Come ti senti? E’ una domanda che mi hanno fatto su Facebook, pochi giorni fa. Il riferimento è al romanzo appena (auto)pubblicato, Il ritorno. Come ti senti, dopo averlo terminato? Cosa fare dopo? E potrei accostare un’altra domanda, rivoltami oggi di persona. E ora che hai finito il libro? Così il saluto di Teresa, qualche giorno fa, in occasione di un battesimo. Mi raccomando non smettere di scrivere.

Forse è questo. Forse è questa la risposta e il tratto di unione con le altre domande. Mi raccomando non smettere di scrivere. Se ci penso, c’è dentro tutto. Tutto quello che mi serve. E non c’è quello che porta fuori strada. Non dice mi raccomando cerca di farti pubblicare da un grande editore, mi raccomando cerca di sfondare. Non dice questo, no. Dice solo di non smettere. 

Don’t give up.
Questo mi fa pensare ad una frase del bel libro di James Scott Bell Writing Fiction for all you’re worth. E’ sempre troppo presto per smettere.
Così uno potrebbe dirsi, ok, ci siamo tolti questa soddisfazione, ora pensiamo ad altro. No, sarebbe sempre troppo presto. D’altra parte, c’è il fatto che le parole comunque arrivano, in testa. Tendono a strabordare, se contenute. Bisogna arrendersi. Mi devo arrendere al flusso, lasciar fluire.

Sono loro che fanno tutto, le parole.

Devo soltanto accettare di colorarle lasciandole passare attraverso me stesso, lasciandole impregnare di me, dei miei umori. In fondo fare lo scrittore è come fare il brodo. Bisogna lasciar impregnare della propria carne, della propria vita le parole. Che all’inizio sono neutre, come l’acqua. E’ una cosa sulla quale lavorare, così come devo, voglio, lavorare su me stesso (tentativamente) ogni giorno della vita. Lavorare sulle parole e lavorare su di sè. Non sono cose molto distanti, a pensarci bene.
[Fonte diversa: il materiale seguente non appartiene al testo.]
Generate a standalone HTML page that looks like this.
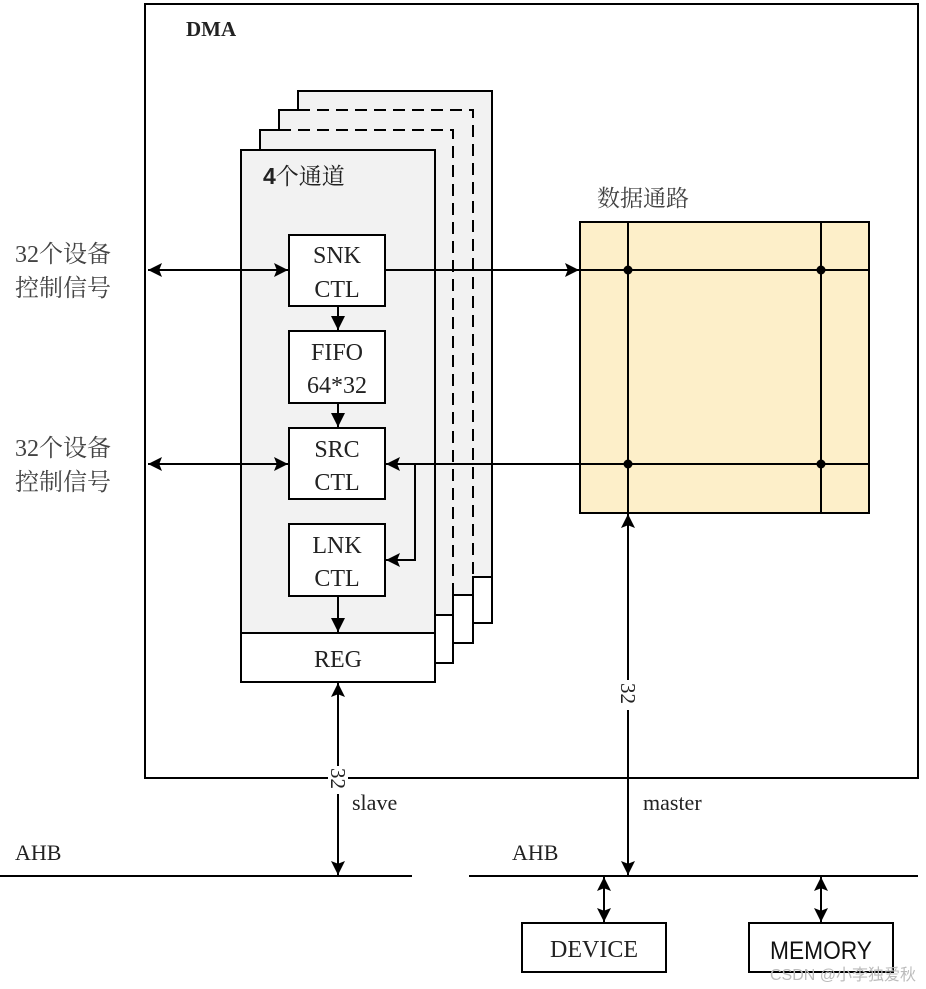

E’ più un lavoro che ingloba, comprende, entrambe le cose.

Veggie Brodo in the Afternoon
Fare il brodo è come scrivere (dettagli nel testo)!

Così penso che se uno ha la passione – diciamo – per l’uncinetto, il lavoro su di sè deve comprendere, trattare, affrontare, trasportare, anche questa passione. Siamo mica neutri e uguali, come contenitori che possiamo riempire con qualsiasi cosa si voglia. No, abbiamo una conformazione interna, come una forma nascosta, siamo fatti per seguire certe strade, accogliere certe cose. Ci vuole attenzione e rispetto di sè, per individuare la vocazione e per decidere di seguirla.

Certo che si può essere disattenti a sè e non seguire. Ma non è mai una buona idea. Se non seguo, mi  metto in rotta di collisione con tutto quanto, tutto quanto mi diventa pesante. Mentre accettare di seguire, nonostante tutti i dubbi e le perplessità,  mi libera immediatamente e mi rende intimamente contento e più robusto. Quante volte me lo devo dire. Quante volte me lo devo scrivere…

Perché è semplice, in fondo. Bastano tre parole. Ha ragione Teresa.